Dino extinction made mammals grow ‘1000 times bigger’

By ANI
Friday, November 26, 2010

WASHINGTON - The extinction of dinosaurs 65 million years ago resulted in the size of mammals increasing - by about a thousand times bigger than they had been.

“Basically, the dinosaurs disappear and all of a sudden there is nobody else eating the vegetation. That’s an open food source and mammals start going for it, and it’s more efficient to be an herbivore when you’re big,” said Dr. Jessica Theodor, associate professor in the Department of Biological Sciences at the University of Calgary.

“You lose dinosaurs 65 million years ago, and within 25 million years the system is reset to a new maximum for the animals that are there in terms of body size. That’s actually a pretty short time frame, geologically speaking,” she added.

“That’s really rapid evolution.”

Researchers collected data on the maximum size for major groups of land mammals on each continent, including Perissodactyla, odd-toed ungulates such as horses and rhinos; Proboscidea, which includes elephants, mammoth and mastodon; Xenarthra, the anteaters, tree sloths, and armadillos; as well as a number of other extinct groups.

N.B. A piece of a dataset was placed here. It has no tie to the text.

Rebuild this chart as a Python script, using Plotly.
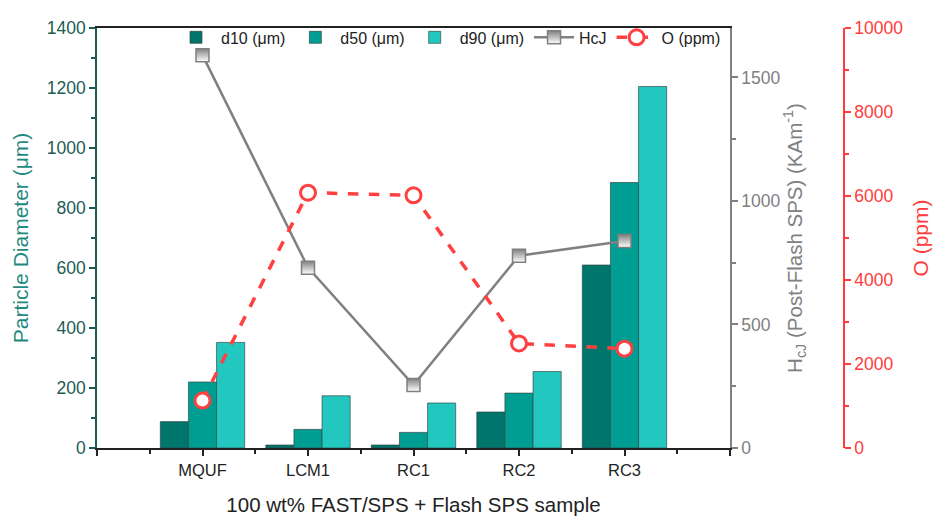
import plotly.graph_objects as go

categories = ["MQUF", "LCM1", "RC1", "RC2", "RC3"]
d10 = [88, 10, 10, 120, 610]
d50 = [220, 62, 52, 183, 885]
d90 = [352, 174, 150, 255, 1205]
hcj = [1590, 730, 255, 778, 838]
oxygen = [1130, 6080, 6017, 2490, 2364]

xpos = [i + 1 for i in range(len(categories))]
FONT = "Liberation Sans, Arial, sans-serif"

fig = go.Figure()
bar_line = dict(color="rgba(50,70,70,0.85)", width=0.8)
fig.add_trace(go.Bar(x=xpos, y=d10, name="d10 (μm)", marker=dict(color="#00756b", line=bar_line)))
fig.add_trace(go.Bar(x=xpos, y=d50, name="d50 (μm)", marker=dict(color="#009d93", line=bar_line)))
fig.add_trace(go.Bar(x=xpos, y=d90, name="d90 (μm)", marker=dict(color="#22c8bf", line=bar_line)))
fig.add_trace(go.Scatter(
    x=xpos, y=hcj, name="HcJ", yaxis="y2", mode="lines+markers",
    line=dict(color="#808080", width=2.5),
    marker=dict(symbol="square", size=13, color="#808080",
                gradient=dict(type="vertical", color="white"),
                line=dict(color="#808080", width=1.5)),
))
fig.add_trace(go.Scatter(
    x=xpos, y=oxygen, name="O (ppm)", yaxis="y3", mode="lines+markers",
    line=dict(color="#ff4040", width=3.5, dash="dash"),
    marker=dict(symbol="circle", size=15, color="white",
                line=dict(color="#ff4040", width=3)),
))

PW = 839
xd = (730 - 97) / PW
fig.update_layout(
    width=938, height=511,
    margin=dict(l=89, r=10, t=14, b=71),
    plot_bgcolor="white", paper_bgcolor="white",
    font=dict(family=FONT, size=16, color="#222"),
    barmode="group", bargap=0.2, bargroupgap=0,
    showlegend=True,
    legend=dict(orientation="h", x=(726 - 97) / PW, xanchor="right", y=1.018, yanchor="top",
                font=dict(size=16, color="#222"), bgcolor="rgba(0,0,0,0)", traceorder="normal",
                itemwidth=40),
    xaxis=dict(
        domain=[0, xd], range=[0, len(categories) + 1], automargin=False,
        tickvals=[0] + xpos + [len(categories) + 1],
        ticktext=[""] + categories + [""],
        ticks="outside", ticklen=6, tickwidth=1.5, tickcolor="#222",
        minor=dict(ticks="outside", ticklen=4, tickwidth=1.5, dtick=0.5, tick0=0.5, tickcolor="#222"),
        showline=True, linecolor="#222", linewidth=1.5, mirror=True,
        showgrid=False, zeroline=False,
        tickfont=dict(size=16.5, color="#222"),
        title=dict(text="100 wt% FAST/SPS + Flash SPS sample", font=dict(size=20.5, color="#222"), standoff=20),
    ),
    yaxis=dict(
        range=[0, 1400], dtick=200, tick0=0,
        ticks="outside", ticklen=6, tickwidth=1.5, tickcolor="#1d5c55",
        minor=dict(ticks="outside", ticklen=4, tickwidth=1.5, dtick=100, tickcolor="#1d5c55"),
        showline=True, linecolor="#1d5c55", linewidth=1.5,
        showgrid=False, zeroline=False,
        tickfont=dict(size=17.5, color="#1d5c55"),
        title=dict(text="Particle Diameter (μm)", font=dict(size=21, color="#1f8a7f"), standoff=12),
    ),
    yaxis2=dict(
        overlaying="y", side="right", anchor="x",
        range=[0, 1700], tickvals=[0, 500, 1000, 1500],
        ticks="outside", ticklen=6, tickwidth=1.5, tickcolor="#808080",
        minor=dict(ticks="outside", ticklen=4, tickwidth=1.5, tickvals=[250, 750, 1250], tickcolor="#808080"),
        showline=True, linecolor="#808080", linewidth=1.5,
        showgrid=False, zeroline=False,
        tickfont=dict(size=17.5, color="#808080"),
        title=dict(text="H<sub>cJ</sub> (Post-Flash SPS) (KAm<sup>-1</sup>)", font=dict(size=20.5, color="#808080"), standoff=6),
    ),
    yaxis3=dict(
        overlaying="y", side="right", anchor="free", position=(844 - 97) / PW,
        range=[0, 10000], dtick=2000, tick0=0, tickformat="d",
        ticks="outside", ticklen=6, tickwidth=1.5, tickcolor="#ff3b3b",
        minor=dict(ticks="outside", ticklen=4, tickwidth=1.5, dtick=1000, tickcolor="#ff3b3b"),
        showline=True, linecolor="#ff3b3b", linewidth=1.5,
        showgrid=False, zeroline=False,
        tickfont=dict(size=17.5, color="#ff3b3b"),
        title=dict(text="O (ppm)", font=dict(size=21, color="#ff3b3b"), standoff=10),
    ),
)

fig.write_html("out.html")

The results give clues as to what sets the limits on mammal size on land; the amount of space available to each animal and the climate they live in.

The colder the climate, the bigger the mammals seem to get, as bigger animals conserve heat better. It also shows that no one group of mammals dominates the largest size class - the absolute largest mammal belongs to different groups over time and space.